Zen Paradox - Numinosum

Noise Factory

A Zen Paradox is also known as a "koan," a riddle which has no answer, intended rather to inspire contemplation. The most famous example of this form is the well-known phrase, "What is the sound of one hand clapping?" (As a trivial exercise, slap the ends of the fingers into the base of the thumb as a response). What may not be so well known is the derivation of the title of this latest release from Steve Law, fully nine years after the release of "Catharsis," the last full-length Zen Paradox album. The word was used by Rudolph Otto to describe the experiential perception of the numinous - the supernatural, or more specifically, the transcendentally elevating. This is not music for meditation, however - the jarring electronic bleating of "Re-Entry" that opens the album is meant to provoke, not to soothe, and most of the tracks have energetic rhythms at their core, although some, such as the aptly-named "The Opaque Stillness," could perhaps provide the backdrop for controlled breathing exercises.

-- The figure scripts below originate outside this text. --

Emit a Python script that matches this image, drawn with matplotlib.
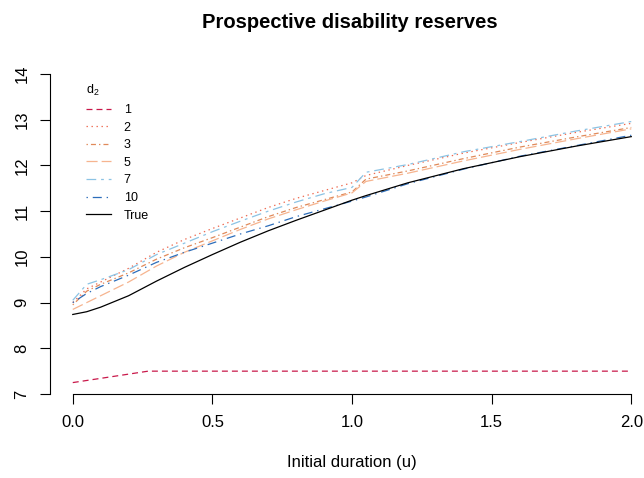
import numpy as np
import matplotlib
matplotlib.use("Agg")
import matplotlib.pyplot as plt

plt.rcParams['font.family'] = ['Liberation Sans', 'DejaVu Sans']
plt.rcParams['mathtext.default'] = 'regular'
plt.rcParams['lines.scale_dashes'] = False

# durations (u) and reserves
u = [0.0, 0.05, 0.1, 0.2, 0.3, 0.4, 0.5, 0.6, 0.7, 0.8, 0.9, 1.0, 1.05, 1.2, 1.4, 1.6, 1.8, 2.0]

u_d1 = [0.0, 0.27, 2.0]
res_d1 = [7.25, 7.5, 7.5]

res_d2 = [9.0, 9.3, 9.45, 9.75, 10.1, 10.38, 10.62, 10.85, 11.08, 11.28, 11.45, 11.62, 11.78, 12.0, 12.27, 12.5, 12.72, 12.92]
res_d3 = [8.95, 9.25, 9.4, 9.65, 9.95, 10.2, 10.42, 10.65, 10.88, 11.08, 11.25, 11.42, 11.7, 11.88, 12.15, 12.4, 12.62, 12.83]
res_d5 = [8.85, 9.0, 9.15, 9.45, 9.8, 10.1, 10.35, 10.6, 10.83, 11.03, 11.22, 11.4, 11.65, 11.83, 12.1, 12.35, 12.58, 12.8]
res_d7 = [9.05, 9.4, 9.5, 9.72, 10.05, 10.3, 10.55, 10.78, 11.0, 11.2, 11.38, 11.52, 11.85, 12.02, 12.3, 12.52, 12.75, 12.96]
res_d10 = [9.0, 9.2, 9.35, 9.6, 9.88, 10.1, 10.3, 10.5, 10.68, 10.88, 11.05, 11.22, 11.31, 11.6, 11.92, 12.2, 12.43, 12.66]
res_true = [8.74, 8.8, 8.9, 9.15, 9.47, 9.77, 10.05, 10.32, 10.57, 10.8, 11.02, 11.24, 11.34, 11.62, 11.93, 12.19, 12.42, 12.63]

fig = plt.figure(figsize=(6.44, 4.78), dpi=100)
ax = fig.add_axes([0.0783, 0.1757, 0.9366, 0.6695])

lw = 0.9
ax.plot(u_d1, res_d1, color='#C9184A', lw=lw, linestyle=(0, (4.3, 2.9)), label='1')
ax.plot(u, res_d2, color='#EE6A50', lw=lw, linestyle=(0, (1.0, 2.6)), label='2')
ax.plot(u, res_d3, color='#E08A5A', lw=lw, linestyle=(0, (1.0, 2.2, 3.6, 2.2)), label='3')
ax.plot(u, res_d5, color='#F6B48F', lw=lw, linestyle=(0, (8.0, 2.9)), label='5')
ax.plot(u, res_d7, color='#8CC3E4', lw=lw, linestyle=(0, (7.0, 3.5, 2.0, 3.5)), label='7')
ax.plot(u, res_d10, color='#2C6DBA', lw=lw, linestyle=(0, (1.0, 3.5, 6.5, 3.5)), label='10')
ax.plot(u, res_true, color='black', lw=lw, label='True')

ax.set_xlim(-0.08, 2.08)
ax.set_ylim(7, 14)
for s in ['top', 'right']:
    ax.spines[s].set_visible(False)
ax.spines['left'].set_bounds(7, 14)
ax.spines['bottom'].set_bounds(0, 2)
ax.spines['left'].set_linewidth(0.8)
ax.spines['bottom'].set_linewidth(0.8)
ax.set_xticks([0.0, 0.5, 1.0, 1.5, 2.0])
ax.set_xticklabels(['0.0', '0.5', '1.0', '1.5', '2.0'])
ax.set_yticks(range(7, 15))
ax.tick_params(length=7, width=0.8, labelsize=12, pad=8)
for lab in ax.get_yticklabels():
    lab.set_rotation(90)
    lab.set_va('center')

ax.set_xlabel('Initial duration (u)', fontsize=12, labelpad=18)
fig.text(0.543, 0.952, 'Prospective disability reserves', ha='center', va='center',
         fontsize=14.5, fontweight='bold')

leg = ax.legend(title=r'd$_2$', loc='upper left', bbox_to_anchor=(80 / 644, 1 - 77 / 478),
                bbox_transform=fig.transFigure, frameon=False, fontsize=9,
                title_fontsize=9, handlelength=2.0, handletextpad=1.0,
                labelspacing=0.45, borderpad=0)
leg._legend_box.align = 'left'

fig.savefig('out.png', dpi=100)
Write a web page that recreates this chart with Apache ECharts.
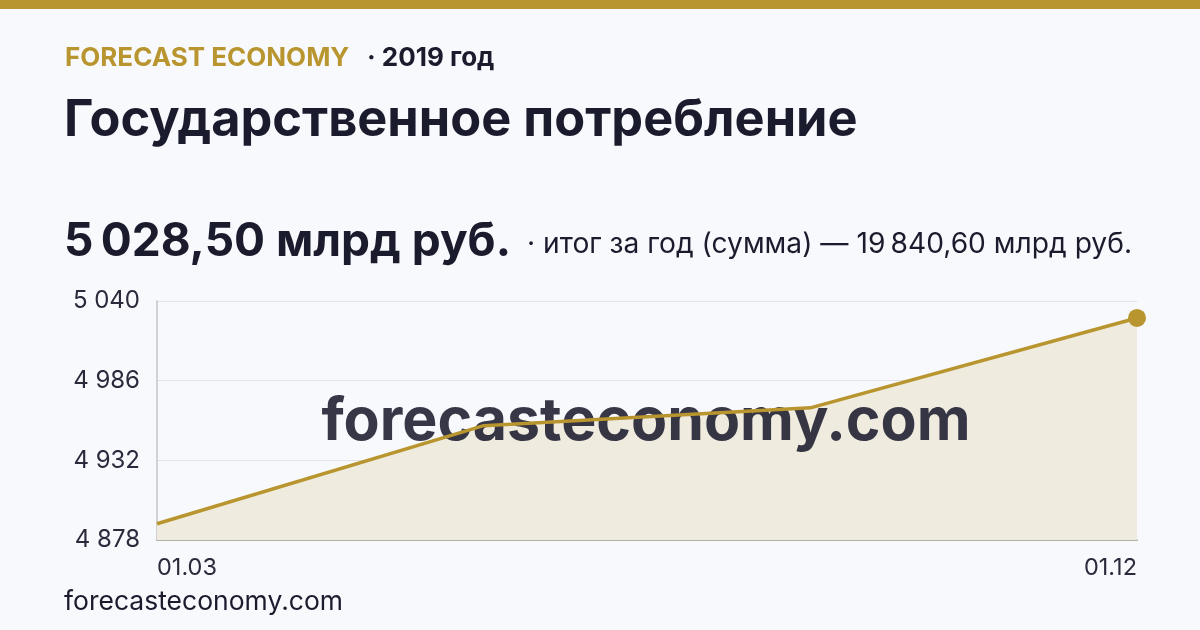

Given the long gestation period for this project (parts of "Dead Zone" predate the release of Chrysalis and several pieces were composed in the last century) the wide range of tempos and styles in not surprising. What is unexpected is how well they integrate to form a fluidly cohesive whole that while not overtly satori-inducing are nonetheless provocative of reflection. The song titles themselves provide further evidence that higher brain function will be required for full absorption: "Aedeagus." "Hematite." "Mycalesis Perseus." "Rhizobium." (This last separated from "Symbiotic Transfer" by "Robofunk," a sly testament to the composer's sense of humor, see "Aedeagus" for further confirmation). Musically, the album is a collection of glitchy, mostly mid-tempo electronica, sometimes bordering on the organic, but more frequently mechanical or at the very least mechanistic.
It is perhaps cliché to describe music of this sort science fiction-esque, but there's a ring of truth to that label that can't be denied, especially given the choice of song and album titles - if this isn't music for nerds, nothing is. Allowing that song is yet another form of storytelling, Numinusom surely has a place alongside Clarke and Gibson, Asimov and Dick, or more likely, the lyrical razor wielded by the inimitable Ray Bradbury. If a tree falls in the forest, will it make a sound of thunder?